- _Supplied material_
■ ■ ■

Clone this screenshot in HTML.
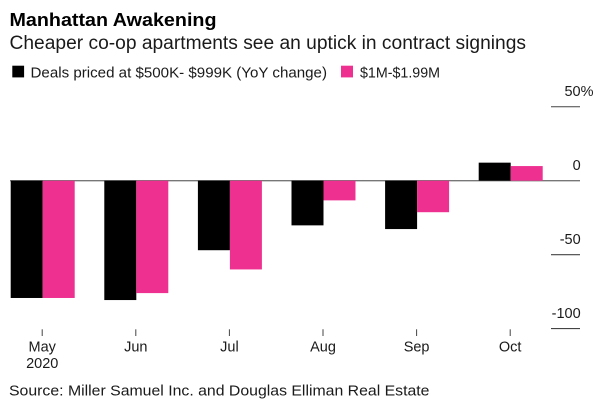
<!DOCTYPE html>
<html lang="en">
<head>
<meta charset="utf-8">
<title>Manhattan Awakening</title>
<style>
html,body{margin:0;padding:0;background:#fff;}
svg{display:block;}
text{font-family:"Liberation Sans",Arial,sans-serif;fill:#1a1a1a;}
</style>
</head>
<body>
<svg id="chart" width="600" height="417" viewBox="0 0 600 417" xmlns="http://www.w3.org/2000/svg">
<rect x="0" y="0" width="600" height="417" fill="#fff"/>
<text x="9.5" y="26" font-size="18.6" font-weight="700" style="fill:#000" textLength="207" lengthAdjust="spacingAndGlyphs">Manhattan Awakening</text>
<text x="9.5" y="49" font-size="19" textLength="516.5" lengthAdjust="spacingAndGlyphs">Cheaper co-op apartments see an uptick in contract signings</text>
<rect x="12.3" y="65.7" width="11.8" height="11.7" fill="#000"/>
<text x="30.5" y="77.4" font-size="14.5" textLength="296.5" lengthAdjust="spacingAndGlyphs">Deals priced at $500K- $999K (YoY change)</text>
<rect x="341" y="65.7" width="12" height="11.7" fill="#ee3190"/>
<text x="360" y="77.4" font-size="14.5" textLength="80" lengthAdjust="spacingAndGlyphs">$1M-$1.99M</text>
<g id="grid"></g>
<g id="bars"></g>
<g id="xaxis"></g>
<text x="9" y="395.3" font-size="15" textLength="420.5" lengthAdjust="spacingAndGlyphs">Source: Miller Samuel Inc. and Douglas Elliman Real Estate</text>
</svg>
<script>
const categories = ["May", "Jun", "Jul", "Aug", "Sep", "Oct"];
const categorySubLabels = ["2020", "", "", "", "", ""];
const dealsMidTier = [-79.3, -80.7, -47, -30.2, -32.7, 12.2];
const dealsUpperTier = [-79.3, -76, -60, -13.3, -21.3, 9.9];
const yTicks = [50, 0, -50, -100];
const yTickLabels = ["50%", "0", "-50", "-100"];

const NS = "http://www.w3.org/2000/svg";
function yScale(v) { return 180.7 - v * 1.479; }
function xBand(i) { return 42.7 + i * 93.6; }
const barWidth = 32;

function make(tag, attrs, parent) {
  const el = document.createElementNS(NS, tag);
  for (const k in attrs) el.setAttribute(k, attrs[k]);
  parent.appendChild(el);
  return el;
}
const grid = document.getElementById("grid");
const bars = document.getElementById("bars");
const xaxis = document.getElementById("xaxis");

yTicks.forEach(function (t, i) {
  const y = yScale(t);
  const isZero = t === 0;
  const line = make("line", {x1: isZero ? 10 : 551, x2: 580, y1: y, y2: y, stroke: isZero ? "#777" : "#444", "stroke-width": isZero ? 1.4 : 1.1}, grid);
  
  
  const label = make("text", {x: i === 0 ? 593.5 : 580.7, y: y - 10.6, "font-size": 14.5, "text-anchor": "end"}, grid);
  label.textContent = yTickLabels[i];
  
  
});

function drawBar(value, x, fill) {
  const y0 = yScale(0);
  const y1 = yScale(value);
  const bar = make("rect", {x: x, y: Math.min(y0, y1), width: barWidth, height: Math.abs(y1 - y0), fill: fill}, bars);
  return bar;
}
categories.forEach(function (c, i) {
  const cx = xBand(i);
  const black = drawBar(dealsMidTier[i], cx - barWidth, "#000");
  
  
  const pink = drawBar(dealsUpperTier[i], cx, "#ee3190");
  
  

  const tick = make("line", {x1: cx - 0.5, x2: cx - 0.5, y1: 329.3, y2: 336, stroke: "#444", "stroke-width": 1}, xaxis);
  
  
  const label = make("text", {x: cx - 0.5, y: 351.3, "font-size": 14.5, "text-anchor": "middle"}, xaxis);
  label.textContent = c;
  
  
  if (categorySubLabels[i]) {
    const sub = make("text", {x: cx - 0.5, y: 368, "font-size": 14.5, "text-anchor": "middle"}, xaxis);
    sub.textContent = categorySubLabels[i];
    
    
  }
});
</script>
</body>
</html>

■ ■ ■

- _Task requirements_
Skip every picture and return the lines above from the top through the one that contains "const barWidth = 32;".

- _Written response_
Clone this screenshot in HTML.
<!DOCTYPE html>
<html lang="en">
<head>
<meta charset="utf-8">
<title>Manhattan Awakening</title>
<style>
html,body{margin:0;padding:0;background:#fff;}
svg{display:block;}
text{font-family:"Liberation Sans",Arial,sans-serif;fill:#1a1a1a;}
</style>
</head>
<body>
<svg id="chart" width="600" height="417" viewBox="0 0 600 417" xmlns="http://www.w3.org/2000/svg">
<rect x="0" y="0" width="600" height="417" fill="#fff"/>
<text x="9.5" y="26" font-size="18.6" font-weight="700" style="fill:#000" textLength="207" lengthAdjust="spacingAndGlyphs">Manhattan Awakening</text>
<text x="9.5" y="49" font-size="19" textLength="516.5" lengthAdjust="spacingAndGlyphs">Cheaper co-op apartments see an uptick in contract signings</text>
<rect x="12.3" y="65.7" width="11.8" height="11.7" fill="#000"/>
<text x="30.5" y="77.4" font-size="14.5" textLength="296.5" lengthAdjust="spacingAndGlyphs">Deals priced at $500K- $999K (YoY change)</text>
<rect x="341" y="65.7" width="12" height="11.7" fill="#ee3190"/>
<text x="360" y="77.4" font-size="14.5" textLength="80" lengthAdjust="spacingAndGlyphs">$1M-$1.99M</text>
<g id="grid"></g>
<g id="bars"></g>
<g id="xaxis"></g>
<text x="9" y="395.3" font-size="15" textLength="420.5" lengthAdjust="spacingAndGlyphs">Source: Miller Samuel Inc. and Douglas Elliman Real Estate</text>
</svg>
<script>
const categories = ["May", "Jun", "Jul", "Aug", "Sep", "Oct"];
const categorySubLabels = ["2020", "", "", "", "", ""];
const dealsMidTier = [-79.3, -80.7, -47, -30.2, -32.7, 12.2];
const dealsUpperTier = [-79.3, -76, -60, -13.3, -21.3, 9.9];
const yTicks = [50, 0, -50, -100];
const yTickLabels = ["50%", "0", "-50", "-100"];

const NS = "http://www.w3.org/2000/svg";
function yScale(v) { return 180.7 - v * 1.479; }
function xBand(i) { return 42.7 + i * 93.6; }
const barWidth = 32;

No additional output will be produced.